Strong leasing activity from the federal government continued to drive Washington, D.C’s office leasing market in the first quarter of 2011. In response, the availability of prime office space in areas traditionally favored by government agencies — such as the Southwest and NoMa (short for North of Massachusetts) — are declining to historically low levels, according to a report released Monday by international commercial real estate services firm Studley.
While demand from Uncle Sam has remained strong, the private sector’s appetite for space remains sluggish. According to Studley, the District’s availability rate has changed little from the fourth quarter, declining less than one percent in the first quarter to 11.3 percent. In the Central Business District (CBD) and East End — home to many of the city’s private-sector companies — rates have remained nearly static during the past several quarters. For instance, the CBD’s availability rate, currently at 13.5 percent is among the highest of any area in the District. ...

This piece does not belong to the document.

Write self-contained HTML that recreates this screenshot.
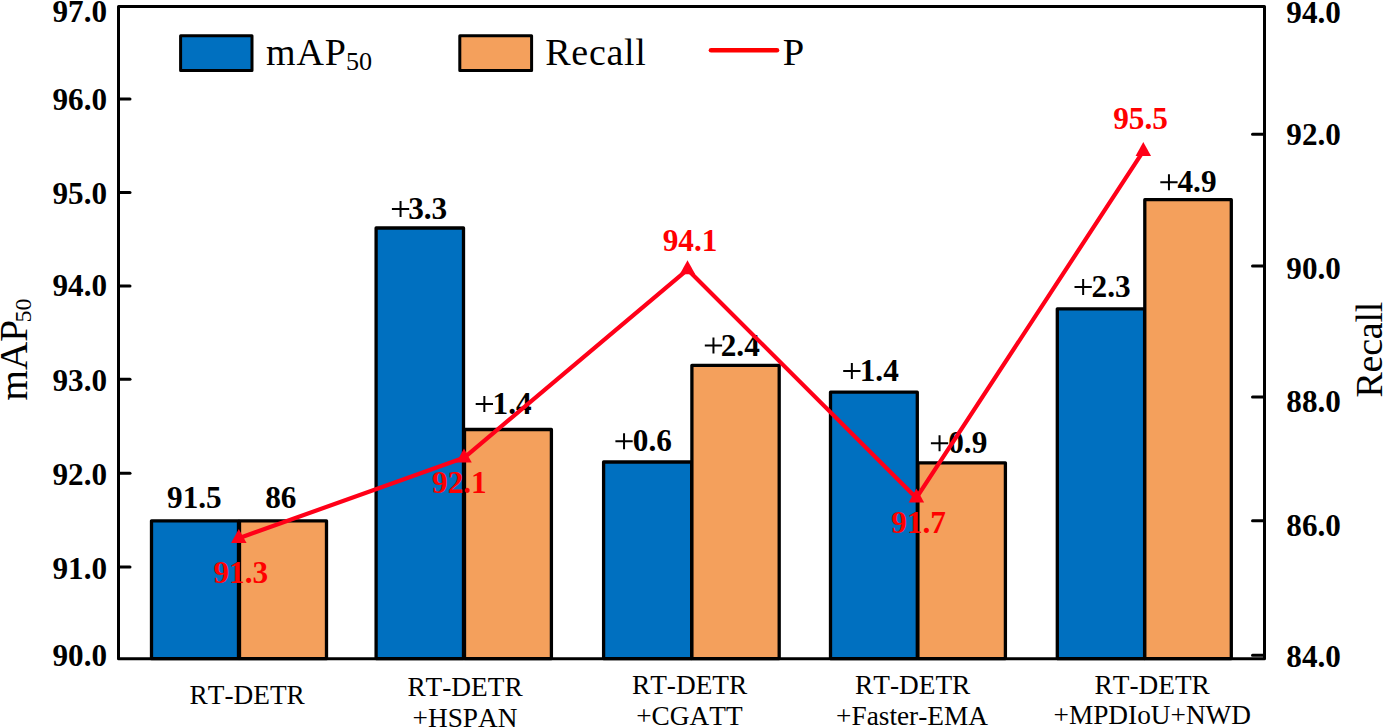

... The future outlook is less certain. “If government leasing activity slows, the District will need to rely on a broad-based recovery in the private sector to support the commercial real estate market,” said Studley Executive Vice President Tom Fulcher. “While substantial changes to spending and entitlement programs will be unlikely to affect the market until after the 2012 election, we will experience a bit of a lull in the number of large tenants with lease rollovers in the next several years which could impede rent growth and limit demand for new space.”